THE PURGE Movie Review: Logic And Drama Get Purged

This scifi home invasion movie never does justice to its great premise.

I’d like to give The Purge a good review. I admire the film’s balls, the way it comes to us with a big, almost silly central conceit and just runs with it. I love the film’s social messages, which are a little on the nose but no less admirable for it. I like everything about the movie... except the movie itself.

The premise is that crime and poverty in America have been largely eliminated by the year 2022. There’s been a new American Revolution of some sort, and the government has instituted an annual Purge Night. For 12 hours one night every year, every crime is allowed (with, it should be noted, some exceptions. Only “Class 4” and below weapons may be used, and “Level 10” and higher government officials are exempt from violence). The Purge is supposed to give people the outlet they need for their baser nature, to allow them to blow off the steam that otherwise goes into bad behavior. The savage truth is that it actually gives the rich an opportunity to murder the poor, to wipe out the segment of society that is not “contributing.”

There’s a big buy-in here, but I like that. And I bought in. I was ready for the ride. But after about twenty minutes I began to sour on the film, as it became clear that internal logic and storytelling were not going to be The Purge’s strong suits.

Ethan Hawke plays a guy who sells home security systems, which in a Purging world is a hot commodity. On the night of the latest Purge he and his family settle in for a safe evening behind solid steel blast doors, but things quickly go wrong, especially when his son takes pity on a wounded man in the street and allows him into the sanctuary of the house. That man, a black homeless vet, is pursued by a mob of white preppies (hidden behind masks, because that’s what people in home invasion movies do) who demand their prey be turned out into the street or else they’ll bust in and kill the whole family.

On paper all of this is good stuff - Hawke wrestling with whether to save his family or take a moral stand, the dynamics of these preps trying to kill a black vet, the siege structure of the story - but none of it works. For a movie set almost entirely within a single home The Purge gives us little understanding of geography. People get lost in the house and it’s not clear how big the place is... or why Hawke’s state of the art security system doesn’t include a single camera in the house. The family dynamics plain don’t work, and I found myself exasperated time and again by the way the family kept running around like idiots.

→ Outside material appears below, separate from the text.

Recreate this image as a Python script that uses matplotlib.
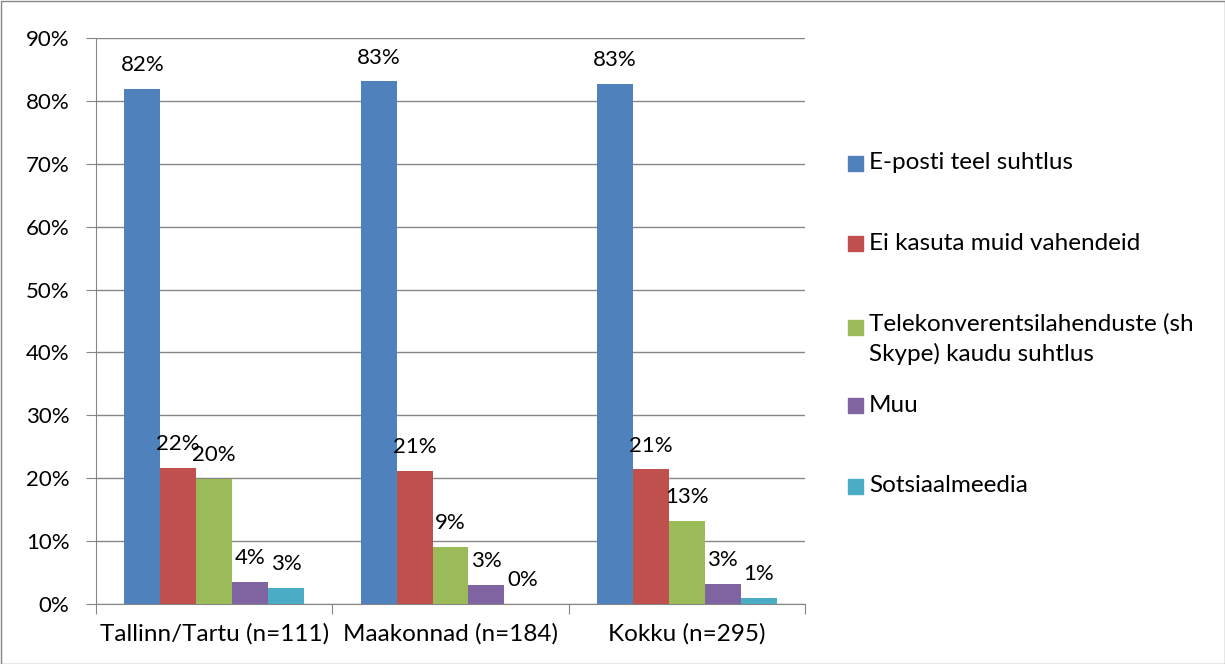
import matplotlib
matplotlib.use("Agg")

import matplotlib.pyplot as plt
from matplotlib.patches import Rectangle
import numpy as np

plt.rcParams["font.family"] = ["Lato", "DejaVu Sans"]

# Andmed
categories = ["Tallinn/Tartu (n=111)", "Maakonnad (n=184)", "Kokku (n=295)"]
series_names = [
    "E-posti teel suhtlus",
    "Ei kasuta muid vahendeid",
    "Telekonverentsilahenduste (sh\nSkype) kaudu suhtlus",
    "Muu",
    "Sotsiaalmeedia",
]
e_post = [81.9, 83.1, 82.7]
ei_kasuta = [21.7, 21.2, 21.4]
telekonverents = [19.9, 9.1, 13.2]
muu = [3.5, 3.1, 3.2]
sotsiaalmeedia = [2.6, 0.0, 0.9]
series_values = [e_post, ei_kasuta, telekonverents, muu, sotsiaalmeedia]
colors = ["#4F81BD", "#C0504D", "#9BBB59", "#8064A2", "#4BACC6"]
y_ticks = np.arange(0, 91, 10)

FS_NUM = 16      # numbrid (teljed, sildid)
FS_TXT = 17.5    # tekst (kategooriad, legend)
GRID = "#868686"
W, H = 1225, 664

fig = plt.figure(figsize=(W / 100, H / 100), dpi=100)
ax = fig.add_axes([96 / W, 60 / H, (805 - 96) / W, (604 - 38) / H])

x = np.arange(len(categories))
n = len(series_values)
bw = 0.152
for i, (vals, col) in enumerate(zip(series_values, colors)):
    pos = x + (i - (n - 1) / 2) * bw
    bars = ax.bar(pos, vals, width=bw, color=col, zorder=3)
    for b, v in zip(bars, vals):
        ax.annotate(f"{v:.0f}%", (b.get_x() + b.get_width() / 2, v),
                    xytext=(0, 10), textcoords="offset points",
                    ha="center", va="bottom", fontsize=FS_NUM, color="black")

ax.set_ylim(0, 90)
ax.set_xlim(-0.5, len(categories) - 0.5)
ax.set_yticks(y_ticks)
ax.set_yticklabels([f"{t}%" for t in y_ticks], fontsize=FS_NUM)
ax.yaxis.grid(True, color=GRID, linewidth=1.0, zorder=0)
ax.set_axisbelow(True)

# Kategooriate piirid alumisel teljel
ax.set_xticks(np.arange(-0.5, len(categories)), minor=False)
ax.set_xticklabels([])
ax.set_xticks(x, minor=True)
ax.set_xticklabels(categories, minor=True, fontsize=FS_TXT)
ax.tick_params(axis="x", which="major", direction="out", length=7, color=GRID)
ax.tick_params(axis="x", which="minor", length=0, pad=14)
ax.tick_params(axis="y", direction="out", length=7, color=GRID, pad=12)

for s in ["top", "right"]:
    ax.spines[s].set_visible(False)
for s in ["left", "bottom"]:
    ax.spines[s].set_color(GRID)

# Legend käsitsi (Excel stiilis)
legend_y = [163, 243, 327, 405, 486]
for name, col, ly in zip(series_names, colors, legend_y):
    yf = 1 - ly / H
    fig.patches.append(Rectangle((848 / W, yf - 7.5 / H), 15 / W, 15 / H,
                                 transform=fig.transFigure, color=col))
    if "\n" in name:
        fig.text(869 / W, yf + 14 / H, name, fontsize=FS_TXT, va="top", ha="left",
                 linespacing=1.45)
    else:
        fig.text(869 / W, yf, name, fontsize=FS_TXT, va="center", ha="left")

# Diagrammi raam
fig.patches.append(Rectangle((0.5 / W, 0.5 / H), 1 - 1 / W, 1 - 1 / H,
                             transform=fig.transFigure, fill=False,
                             edgecolor=GRID, linewidth=1.0))

fig.savefig("out.png", dpi=100)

The film’s action is passable, but without the layout of the house being established it’s tough to really feel much tension or excitement. People just pop out from behind doors willy nilly, and there are at three scenes where someone is about to kill one of our leads only to be shot from off camera.

Rhys Wakefield, an Australian actor, is the film’s big standout. He’s got a young Heath Ledger quality, which makes his Patrick Bateman-esque lead preppie all the more menacing and creepy. Especially impressive is the fact that Wakefield gives almost his entire performance straight to the camera, as he spends most of the movie talking to the home's security system. Hawke is fine, if not particularly interesting, while Lena Headey is almost bizarrely generic in her role as the matriarch of the family.

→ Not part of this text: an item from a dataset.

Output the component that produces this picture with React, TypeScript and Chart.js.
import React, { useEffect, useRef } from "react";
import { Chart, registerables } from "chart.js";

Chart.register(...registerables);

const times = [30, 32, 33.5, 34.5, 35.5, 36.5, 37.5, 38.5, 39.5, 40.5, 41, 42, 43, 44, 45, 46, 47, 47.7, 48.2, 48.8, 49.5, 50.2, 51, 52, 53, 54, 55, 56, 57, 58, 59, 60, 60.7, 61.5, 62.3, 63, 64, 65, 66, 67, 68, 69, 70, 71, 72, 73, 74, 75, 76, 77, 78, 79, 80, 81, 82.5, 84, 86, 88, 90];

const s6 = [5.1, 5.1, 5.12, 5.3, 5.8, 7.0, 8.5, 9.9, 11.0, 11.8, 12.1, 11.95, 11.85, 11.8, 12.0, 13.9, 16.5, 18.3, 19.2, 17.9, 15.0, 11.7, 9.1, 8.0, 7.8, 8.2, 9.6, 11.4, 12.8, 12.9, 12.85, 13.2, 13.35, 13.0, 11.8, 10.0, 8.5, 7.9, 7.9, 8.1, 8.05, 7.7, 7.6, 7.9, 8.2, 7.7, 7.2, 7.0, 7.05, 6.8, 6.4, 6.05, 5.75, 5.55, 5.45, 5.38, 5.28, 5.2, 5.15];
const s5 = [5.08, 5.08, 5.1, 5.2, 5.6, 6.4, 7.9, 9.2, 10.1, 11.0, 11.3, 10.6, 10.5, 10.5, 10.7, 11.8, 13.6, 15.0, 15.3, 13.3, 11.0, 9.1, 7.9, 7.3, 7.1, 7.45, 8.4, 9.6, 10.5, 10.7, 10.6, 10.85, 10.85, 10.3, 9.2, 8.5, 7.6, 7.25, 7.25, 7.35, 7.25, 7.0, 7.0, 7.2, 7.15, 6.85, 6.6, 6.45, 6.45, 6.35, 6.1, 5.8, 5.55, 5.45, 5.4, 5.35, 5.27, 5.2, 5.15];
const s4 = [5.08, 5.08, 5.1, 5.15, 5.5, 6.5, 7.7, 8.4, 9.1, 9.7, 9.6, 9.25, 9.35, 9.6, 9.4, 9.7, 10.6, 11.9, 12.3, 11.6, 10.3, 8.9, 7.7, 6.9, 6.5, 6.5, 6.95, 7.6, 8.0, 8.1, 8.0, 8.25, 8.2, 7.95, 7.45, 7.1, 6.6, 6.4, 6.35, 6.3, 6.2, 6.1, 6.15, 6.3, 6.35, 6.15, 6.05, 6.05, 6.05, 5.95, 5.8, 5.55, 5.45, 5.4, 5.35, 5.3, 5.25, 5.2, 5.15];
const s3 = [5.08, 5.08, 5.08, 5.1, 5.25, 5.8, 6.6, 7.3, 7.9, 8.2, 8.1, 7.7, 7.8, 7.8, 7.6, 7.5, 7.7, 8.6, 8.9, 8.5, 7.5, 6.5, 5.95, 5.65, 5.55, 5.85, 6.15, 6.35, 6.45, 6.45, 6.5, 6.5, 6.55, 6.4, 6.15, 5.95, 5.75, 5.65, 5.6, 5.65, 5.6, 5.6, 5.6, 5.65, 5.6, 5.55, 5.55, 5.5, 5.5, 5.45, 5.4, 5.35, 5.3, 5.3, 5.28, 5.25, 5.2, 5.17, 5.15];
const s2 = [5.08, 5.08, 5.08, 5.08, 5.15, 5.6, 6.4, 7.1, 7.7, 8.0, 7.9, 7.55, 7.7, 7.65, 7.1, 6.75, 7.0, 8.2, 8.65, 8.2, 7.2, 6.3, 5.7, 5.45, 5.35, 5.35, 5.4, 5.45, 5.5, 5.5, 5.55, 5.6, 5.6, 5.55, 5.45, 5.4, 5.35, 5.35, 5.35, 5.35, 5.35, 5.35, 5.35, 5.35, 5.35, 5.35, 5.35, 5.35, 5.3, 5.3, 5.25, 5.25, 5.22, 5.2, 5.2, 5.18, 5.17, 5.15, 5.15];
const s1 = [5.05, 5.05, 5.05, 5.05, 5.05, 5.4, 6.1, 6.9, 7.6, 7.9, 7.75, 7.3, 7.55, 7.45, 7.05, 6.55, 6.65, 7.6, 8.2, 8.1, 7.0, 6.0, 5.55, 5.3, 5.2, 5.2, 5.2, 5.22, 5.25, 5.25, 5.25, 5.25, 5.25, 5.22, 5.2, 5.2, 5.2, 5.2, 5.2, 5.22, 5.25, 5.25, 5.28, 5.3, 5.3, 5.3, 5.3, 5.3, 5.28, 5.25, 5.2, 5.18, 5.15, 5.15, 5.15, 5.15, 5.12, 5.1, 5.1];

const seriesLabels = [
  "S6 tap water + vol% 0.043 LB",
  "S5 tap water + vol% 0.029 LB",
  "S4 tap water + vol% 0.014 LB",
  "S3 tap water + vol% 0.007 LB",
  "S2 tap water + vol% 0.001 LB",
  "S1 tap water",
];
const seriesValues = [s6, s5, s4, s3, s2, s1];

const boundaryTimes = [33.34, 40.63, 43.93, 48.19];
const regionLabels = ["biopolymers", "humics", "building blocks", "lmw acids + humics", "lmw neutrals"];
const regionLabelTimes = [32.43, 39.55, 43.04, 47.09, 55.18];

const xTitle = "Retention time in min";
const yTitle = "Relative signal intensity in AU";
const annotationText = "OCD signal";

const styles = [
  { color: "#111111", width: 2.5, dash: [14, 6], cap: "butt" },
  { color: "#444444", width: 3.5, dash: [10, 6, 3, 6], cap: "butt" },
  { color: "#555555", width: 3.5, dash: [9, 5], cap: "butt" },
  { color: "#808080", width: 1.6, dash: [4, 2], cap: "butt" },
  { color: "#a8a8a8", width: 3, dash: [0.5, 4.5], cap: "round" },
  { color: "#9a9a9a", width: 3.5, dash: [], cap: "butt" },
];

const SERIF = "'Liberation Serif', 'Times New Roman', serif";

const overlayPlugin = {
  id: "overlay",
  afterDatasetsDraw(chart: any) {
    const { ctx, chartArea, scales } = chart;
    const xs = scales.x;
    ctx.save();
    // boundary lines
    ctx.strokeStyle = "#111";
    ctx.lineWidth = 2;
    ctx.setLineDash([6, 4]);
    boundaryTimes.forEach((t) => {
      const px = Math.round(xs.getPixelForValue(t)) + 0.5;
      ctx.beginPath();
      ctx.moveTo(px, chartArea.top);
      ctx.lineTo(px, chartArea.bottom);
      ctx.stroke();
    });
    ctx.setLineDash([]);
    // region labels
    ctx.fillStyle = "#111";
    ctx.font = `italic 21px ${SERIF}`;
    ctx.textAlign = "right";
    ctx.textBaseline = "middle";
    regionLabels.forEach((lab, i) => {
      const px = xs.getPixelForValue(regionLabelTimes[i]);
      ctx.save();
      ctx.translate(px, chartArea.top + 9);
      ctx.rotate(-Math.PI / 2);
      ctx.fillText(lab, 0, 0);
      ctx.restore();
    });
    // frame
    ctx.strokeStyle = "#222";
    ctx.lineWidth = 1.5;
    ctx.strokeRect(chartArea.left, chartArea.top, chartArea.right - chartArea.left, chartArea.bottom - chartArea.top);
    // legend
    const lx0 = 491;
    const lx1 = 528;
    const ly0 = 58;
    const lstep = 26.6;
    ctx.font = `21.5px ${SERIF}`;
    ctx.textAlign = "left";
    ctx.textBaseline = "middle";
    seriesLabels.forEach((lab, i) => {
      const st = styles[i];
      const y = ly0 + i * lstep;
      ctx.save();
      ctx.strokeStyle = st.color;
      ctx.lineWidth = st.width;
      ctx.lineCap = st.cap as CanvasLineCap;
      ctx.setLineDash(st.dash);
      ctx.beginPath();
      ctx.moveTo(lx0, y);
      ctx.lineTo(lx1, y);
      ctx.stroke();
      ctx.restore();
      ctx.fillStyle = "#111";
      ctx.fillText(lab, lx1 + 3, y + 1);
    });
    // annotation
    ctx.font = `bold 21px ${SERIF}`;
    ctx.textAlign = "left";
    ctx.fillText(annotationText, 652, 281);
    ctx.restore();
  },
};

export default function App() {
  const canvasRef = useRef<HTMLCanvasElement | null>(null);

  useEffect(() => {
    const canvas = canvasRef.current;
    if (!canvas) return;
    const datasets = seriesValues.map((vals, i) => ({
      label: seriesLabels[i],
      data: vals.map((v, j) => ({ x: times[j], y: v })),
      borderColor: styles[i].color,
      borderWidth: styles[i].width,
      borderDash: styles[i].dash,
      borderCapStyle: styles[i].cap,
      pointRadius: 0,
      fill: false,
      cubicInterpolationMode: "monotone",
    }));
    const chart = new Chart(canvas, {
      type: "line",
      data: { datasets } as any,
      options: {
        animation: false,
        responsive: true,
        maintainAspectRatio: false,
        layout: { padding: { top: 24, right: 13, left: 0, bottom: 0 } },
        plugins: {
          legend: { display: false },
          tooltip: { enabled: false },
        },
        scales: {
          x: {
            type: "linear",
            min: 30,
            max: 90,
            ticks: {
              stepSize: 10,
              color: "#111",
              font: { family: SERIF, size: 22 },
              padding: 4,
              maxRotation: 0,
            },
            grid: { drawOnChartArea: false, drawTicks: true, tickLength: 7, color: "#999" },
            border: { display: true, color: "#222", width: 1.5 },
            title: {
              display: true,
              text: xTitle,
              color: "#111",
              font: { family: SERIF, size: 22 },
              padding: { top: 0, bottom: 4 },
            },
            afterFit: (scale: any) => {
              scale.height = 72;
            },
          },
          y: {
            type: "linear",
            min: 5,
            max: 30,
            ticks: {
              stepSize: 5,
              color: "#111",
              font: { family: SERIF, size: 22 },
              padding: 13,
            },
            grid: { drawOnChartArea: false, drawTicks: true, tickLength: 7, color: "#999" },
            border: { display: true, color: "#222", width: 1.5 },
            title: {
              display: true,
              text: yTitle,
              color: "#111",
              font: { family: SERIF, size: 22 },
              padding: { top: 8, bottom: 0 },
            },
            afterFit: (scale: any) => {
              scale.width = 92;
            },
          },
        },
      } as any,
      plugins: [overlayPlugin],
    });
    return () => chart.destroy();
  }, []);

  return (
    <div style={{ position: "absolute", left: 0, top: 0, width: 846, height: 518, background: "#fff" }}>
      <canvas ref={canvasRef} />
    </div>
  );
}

Writer/director James DeMonaco has ambition, but the movie ends up exceeding his grasp. As the movie turns into an action film - Die Hard With The Strangers, more or less - I zoned out even as the kills brought cheers from the audience. The violence in The Purge is fine, but almost all of it happens to characters I don’t care about or don’t find particularly menacing. It’s the kind of movie where the female home invaders skip through the halls of the house wearing diaphonous white dresses because that’s what you do in a home invasion movie, you act all weird all the time.

There’s a kernel of a great idea in The Purge, a real throwback to the high concept scifi movies of the 70s. The opening credits, which shows a feed of national Purge violence, hints at what the movie could have been. I will give The Purge this: it’s a lot less rapey than you’d expect from a movie with a premise like this. DeMonaco breaks ranks with many of his peers by not resorting to the cheapness of sexual violence to make his point. I just wish I could say more about the film in general.